If it has been decided we do it in the other way (the one currently in the guidelines) then I'm fine with that.

SimonHeybrock commented 4 weeks ago

What is wrong with the solution in ESSsans and the Guidelines (on main)?

With the approach @nvaytet suggested we get parallel file downloads for free

Not clear this is positive? It also means side-effects, potential race-conditions, ...

Another benefit is that we're working in the declarative framework of sciline instead of stepping outside of it. It also seems quite verbose to create a function for each file you're using in the tutorial workflows, but that's maybe less important.

... but you need to write multiple providers, and modify the workflow (by inserting different providers) depending on the file sources?

The solution with having multiple filename types seems very invasive and non-obvious? It sounds like it is going back to the old approach, which was confusing.

Wasn't the old approach confusing because it tried to hide the difference between local files and remote files?
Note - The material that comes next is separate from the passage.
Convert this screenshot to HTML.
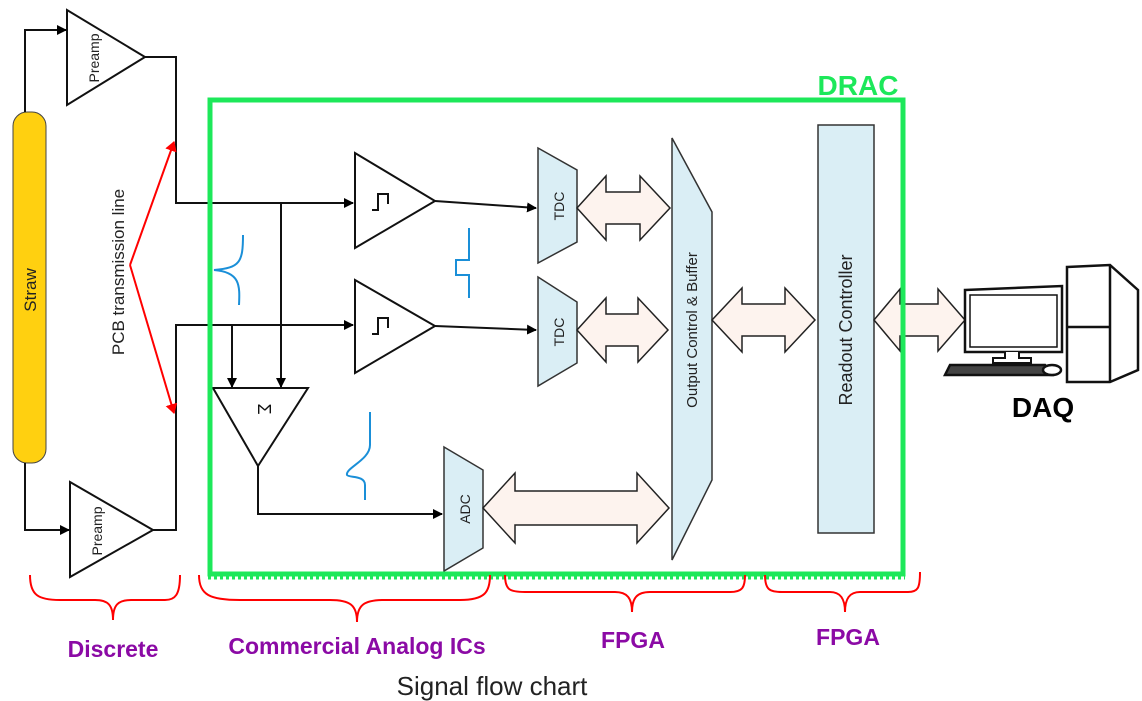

This approach doesn't do that.

Maybe I do not understand what you suggest. If you have multiple filename types, I suppose you need to make dedicated providers for each, and then let the user (or the workflow wrapper?) insert the correct ones?

If it has been decided we do it in the other way (the one currently in the guidelines) then I'm fine with that.

Great 👍

jokasimr commented 4 weeks ago

Not clear this is positive? It also means side-effects, potential race-conditions, ...

Not sure that would be a problem in practice if we design the file download providers sanely. And the benefits of parallel file downloads can be quite large.

... but you need to write multiple providers,

Yes, one provider per file source. But not one per file.

Maybe I do not understand what you suggest. If you have multiple filename types, I suppose you need to make dedicated providers for each, and then let the user (or the workflow wrapper?) insert the correct ones?

I'd suggest to insert all providers from the start. Then the user doesn't have to insert the correct ones. The correct one will be used based on the parameters the user has provided.

jokasimr commented 4 weeks ago

@nvaytet pointed out the misunderstanding here. I was thinking a pipeline could have multiple providers producing the same type of output, but that's of course not the case and it never has been. Sorry about the confusion. The user would have to insert the right one manually.